Notes on Complex Matter 1:

A rough, coarse surface. Short fibers stick out like nails and itch my hands. A heavy linen warp sets the frame. The cotton and polyester weft is much smoother, but takes up less space. The weft threads pack tightly together and I hardly notice them as I stroke my hand over the textile. There are two different patterns to be read in the weave. If I slowly move my hand over the surface, I can feel beyond the coarse yarn and find the pattern of the weave structure. Small, evenly spaced out bumps are what I feel beneath my fingertips. Every so often a larger bump. Shadow weave is mainly a plain weave structure. Occasionally, when the pattern so requires, a thread floats over two warps instead of one. A small, but notable change. I open my eyes and take a look at the visual pattern in front of me. It’s a bold design that creates an optical illusion, a completely different pattern than the one I feel through my hands.


Notes on Lush /Lovikka

An opposite to the previous: soft and smooth against the skin. The texture is light, airy and warm. I really want to emphasize the importance of air. Despite the large format of the weave it is surprisingly lightweight. The air helps the threads to spread out and when the piece is to be rolled up, the air is pressed out of the textile. The woollen yarn is full of air too. It is spun with air. The fibers still manage to glue themselves to one another. Nothing will fall apart. A visitor to one of my exhibitions once said (about a similar piece): I would like to wrap myself in it, wrap it around me like a plaid. Viewers seem to be able to read the texture without touching the material. As if previous experiences of similar textiles are telling them something about my work.

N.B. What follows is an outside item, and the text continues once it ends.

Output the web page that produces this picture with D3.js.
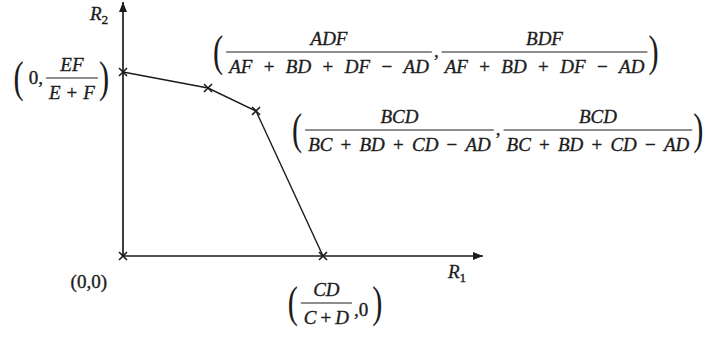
<!DOCTYPE html>
<html>
<head>
<meta charset="utf-8">
<script src="https://cdn.jsdelivr.net/npm/d3@7"></script>
<style>
  html, body { margin: 0; padding: 0; background: #fff; }
  svg { display: block; }
  svg text { stroke: #1c1c1c; stroke-width: 0.35px; }
  svg text.paren { stroke: none; }
</style>
</head>
<body>
<svg id="chart" width="708" height="337"></svg>
<script>
// Corner points of the achievable rate region (R1, R2), arbitrary rate units
const frontierR1 = [0, 2.125, 3.325, 5];
const frontierR2 = [4.6, 4.2, 3.625, 0];
const originPoint = [0, 0];
const axisExtent = { r1: 9, r2: 6.35 };

// Axis titles: main letter + subscript
const axisTitleR1 = ["R", "1"];
const axisTitleR2 = ["R", "2"];

// Coordinate labels for each corner point (tokens: letters italic, operators upright)
const labelOrigin   = ["(0,0)"];
const labelTop      = ["(", "0,", { num: ["EF"], den: ["E", "+", "F"] }, ")"];
const labelSecond   = ["(", { num: ["ADF"], den: ["AF", "+", "BD", "+", "DF", "−", "AD"] }, ",",
                             { num: ["BDF"], den: ["AF", "+", "BD", "+", "DF", "−", "AD"] }, ")"];
const labelThird    = ["(", { num: ["BCD"], den: ["BC", "+", "BD", "+", "CD", "−", "AD"] }, ",",
                             { num: ["BCD"], den: ["BC", "+", "BD", "+", "CD", "−", "AD"] }, ")"];
const labelAxisR1   = ["(", { num: ["CD"], den: ["C", "+", "D"] }, ",0", ")"];

const svg = d3.select("#chart");
const ink = "#1c1c1c";
const FONT = "'Liberation Serif', 'Times New Roman', serif";
const FS = 19;

const x = d3.scaleLinear().domain([0, axisExtent.r1]).range([123, 483]);
const y = d3.scaleLinear().domain([0, axisExtent.r2]).range([256, 2]);

// Arrowhead marker for the axes
svg.append("defs").append("marker")
  .attr("id", "arrow").attr("viewBox", "0 0 10 10")
  .attr("refX", 10).attr("refY", 5)
  .attr("markerWidth", 10).attr("markerHeight", 10)
  .attr("markerUnits", "userSpaceOnUse")
  .attr("orient", "auto")
  .append("path").attr("d", "M0,1 L10,5 L0,9 Z").attr("fill", ink);

// Axes
svg.append("line")
  .attr("x1", x(0)).attr("y1", y(0)).attr("x2", x(axisExtent.r1)).attr("y2", y(0))
  .attr("stroke", ink).attr("stroke-width", 1.7).attr("marker-end", "url(#arrow)");
svg.append("line")
  .attr("x1", x(0)).attr("y1", y(0)).attr("x2", x(0)).attr("y2", y(axisExtent.r2))
  .attr("stroke", ink).attr("stroke-width", 1.7).attr("marker-end", "url(#arrow)");

// Frontier of the region
const frontier = frontierR1.map((r1, i) => [r1, frontierR2[i]]);
svg.append("path")
  .datum(frontier)
  .attr("d", d3.line().x(d => x(d[0])).y(d => y(d[1])))
  .attr("fill", "none").attr("stroke", ink).attr("stroke-width", 1.4);

// Cross markers on every corner point
const corners = [originPoint, ...frontier];
svg.selectAll("path.cross").data(corners).join("path")
  .attr("class", "cross")
  .attr("transform", d => `translate(${x(d[0])},${y(d[1])})`)
  .attr("d", "M-4,-4L4,4M-4,4L4,-4")
  .attr("stroke", ink).attr("stroke-width", 1.6).attr("fill", "none");

// Axis titles with subscripts
function axisTitle(parts, px, py) {
  const t = svg.append("text").attr("x", px).attr("y", py)
    .attr("font-family", FONT).attr("font-size", FS).attr("fill", ink);
  t.append("tspan").attr("font-style", "italic").text(parts[0]);
  t.append("tspan").attr("font-size", FS * 0.7).attr("dy", 4).text(parts[1]);
}
axisTitle(axisTitleR1, x(axisExtent.r1) - 35, y(0) + 22);
axisTitle(axisTitleR2, x(0) - 33, 20);

// Math label layout: parentheses, inline text and stacked fractions
const isOp = s => s === "+" || s === "−";
function drawTokens(g, tokens, gap, baseline) {
  let cx = 0;
  tokens.forEach((tk, i) => {
    if (i > 0) cx += gap;
    const t = g.append("text").attr("x", cx).attr("y", baseline)
      .attr("font-family", FONT).attr("font-size", FS).attr("fill", ink)
      .attr("font-style", isOp(tk) ? "normal" : "italic")
      .text(tk);
    cx += t.node().getComputedTextLength();
  });
  return cx;
}

function mathLabel(parts, opt) {
  const g = svg.append("g");
  let cx = 0;
  parts.forEach(p => {
    if (p === "(" || p === ")") {
      const t = g.append("text").attr("class", "paren")
        .attr("font-family", FONT).attr("font-size", FS)
        .attr("fill", ink).text(p);
      const bb = t.node().getBBox();
      const sx = 1.6, sy = opt.parenH / bb.height;
      cx += p === "(" ? 0 : 1;
      t.attr("transform",
        `translate(${cx - bb.x * sx},0) scale(${sx},${sy}) translate(0,${-(bb.y + bb.height / 2)})`);
      cx += bb.width * sx + (p === "(" ? 3 : 0);
    } else if (typeof p === "string") {
      cx += 2;
      const t = g.append("text").attr("x", cx).attr("y", opt.inlineDy)
        .attr("font-family", FONT).attr("font-size", FS).attr("fill", ink).text(p);
      cx += t.node().getComputedTextLength() + 3;
    } else {
      const fg = g.append("g");
      const ng = fg.append("g"), dg = fg.append("g");
      const nw = drawTokens(ng, p.num, opt.gap, -7);
      const dw = drawTokens(dg, p.den, opt.gap, 21);
      const w = Math.max(nw, dw) + 6;
      ng.attr("transform", `translate(${(w - nw) / 2},0)`);
      dg.attr("transform", `translate(${(w - dw) / 2},0)`);
      fg.append("line").attr("x1", 0).attr("x2", w).attr("y1", 0).attr("y2", 0)
        .attr("stroke", ink).attr("stroke-width", 1.2);
      fg.attr("transform", `translate(${cx},0)`);
      cx += w;
    }
  });
  const width = cx;
  let left = opt.x;
  if (opt.anchor === "end") left = opt.x - width;
  if (opt.anchor === "middle") left = opt.x - width / 2;
  g.attr("transform", `translate(${left},${opt.y})`);
}

const P = corners.map(d => [x(d[0]), y(d[1])]);

// (0,0) at the origin
svg.append("text")
  .attr("x", P[0][0] - 16).attr("y", P[0][1] + 32)
  .attr("text-anchor", "end")
  .attr("font-family", FONT).attr("font-size", FS).attr("fill", ink)
  .text(labelOrigin[0]);

mathLabel(labelTop,    { x: P[1][0] - 14, y: P[1][1] + 6,  anchor: "end",    gap: 6,    parenH: 52, inlineDy: 6 });
mathLabel(labelSecond, { x: P[2][0] + 5,  y: P[2][1] - 36, anchor: "start",  gap: 11.4, parenH: 51, inlineDy: 5 });
mathLabel(labelThird,  { x: P[3][0] + 36, y: P[3][1] + 19, anchor: "start",  gap: 8.2,  parenH: 51, inlineDy: 5 });
mathLabel(labelAxisR1, { x: P[4][0] + 12, y: P[4][1] + 47, anchor: "middle", gap: 4,    parenH: 52, inlineDy: 13 });
</script>
</body>
</html>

A texture that to one person feels pleasant might to another feel awkward. In approaching my own works physically, the tactile sensation that I experience will differ from how other’s will understand them. Sometimes the vision will be enough to gather information about a woven texture. Other times viewing a textile will give a completely different experience than touching the same piece.


Texture as storytelling

I read the essay “Silent Text” (2019) by Burcu Sahin and begin to understand the power that lies within textiles’ and textures’ ability to tell stories. In her essay, Sahin explores the memories and histories following her family’s migration through textile objects that they’ve brought with them. Unfinished embroideries that to an untrained eye may seem like odd objects to keep become a key to unravelling untold stories of her relatives, as well of the materials themselves. Sahin writes (I have translated her text from Swedish to English): 


I began to imagine a language that could be felt, fiber and fingertips, beyond what was spoken and written. I understood that neither my mother nor my grandmother had access to education and that they were some of the many women in the world who supported, or still support, themselves by sewing at home or in the factory. I understood that their works were often the only place where they could document their history and existence. Their names were not in the history books.

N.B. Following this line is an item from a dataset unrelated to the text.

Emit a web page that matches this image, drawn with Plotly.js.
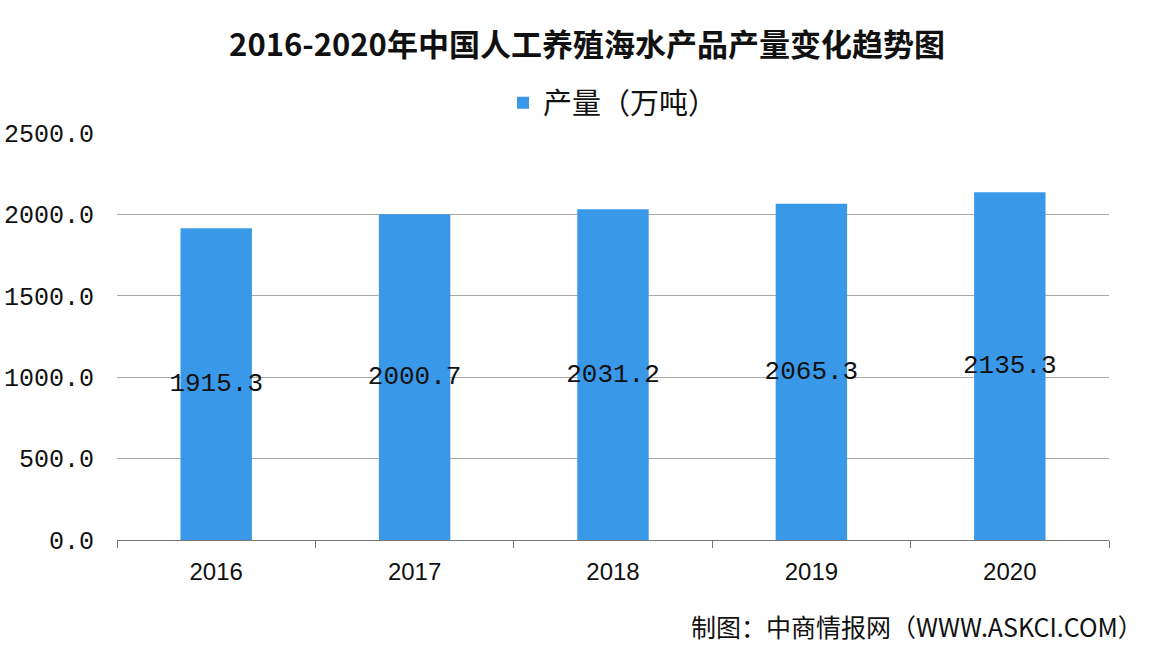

The textile objects Sahin reflects upon have travelled distances in geography as well as through generations. Textile objects loaded with memories and stories of the women who made them, used them, brought them with them to their new countries and, later, the ones who inherit them. Objects that could speak of things that otherwise might be untold and forgotten.

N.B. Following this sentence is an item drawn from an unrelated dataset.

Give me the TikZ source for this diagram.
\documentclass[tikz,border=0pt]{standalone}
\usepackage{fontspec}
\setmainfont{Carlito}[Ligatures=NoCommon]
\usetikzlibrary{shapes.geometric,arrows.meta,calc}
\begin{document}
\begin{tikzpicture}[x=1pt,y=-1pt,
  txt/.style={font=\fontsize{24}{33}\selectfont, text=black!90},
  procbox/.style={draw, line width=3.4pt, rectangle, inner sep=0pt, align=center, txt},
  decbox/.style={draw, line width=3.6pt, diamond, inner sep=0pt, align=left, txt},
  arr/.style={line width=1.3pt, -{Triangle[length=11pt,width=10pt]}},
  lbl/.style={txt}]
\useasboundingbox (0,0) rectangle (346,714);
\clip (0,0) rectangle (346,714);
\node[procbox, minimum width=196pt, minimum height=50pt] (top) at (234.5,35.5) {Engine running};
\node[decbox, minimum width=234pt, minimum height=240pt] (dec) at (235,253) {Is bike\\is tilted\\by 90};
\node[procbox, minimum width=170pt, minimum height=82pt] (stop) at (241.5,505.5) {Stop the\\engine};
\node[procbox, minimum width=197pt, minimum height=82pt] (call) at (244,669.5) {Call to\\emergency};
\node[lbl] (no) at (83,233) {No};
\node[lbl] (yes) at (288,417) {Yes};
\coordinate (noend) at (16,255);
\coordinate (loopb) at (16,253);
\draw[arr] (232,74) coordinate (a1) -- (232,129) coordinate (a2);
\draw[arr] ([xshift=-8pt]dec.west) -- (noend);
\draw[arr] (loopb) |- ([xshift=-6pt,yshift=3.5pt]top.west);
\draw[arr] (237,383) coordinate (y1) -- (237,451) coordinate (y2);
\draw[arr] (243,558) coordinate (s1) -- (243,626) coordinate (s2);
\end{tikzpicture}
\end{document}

My own personal memories of texture are most strongly connected to my grandmother. Her interest in weaving is the very reason I began to weave myself. I remember her large floor loom that always had a warp on when I came for a visit. It is the same loom that now lives in my studio. For Christmas and birthdays my siblings and I received crafted gifts of hand woven kitchen towels, cushions and blankets. Every day I have the privilege of using the textiles that my grandmother’s hands created. Her memory is kept alive through textures.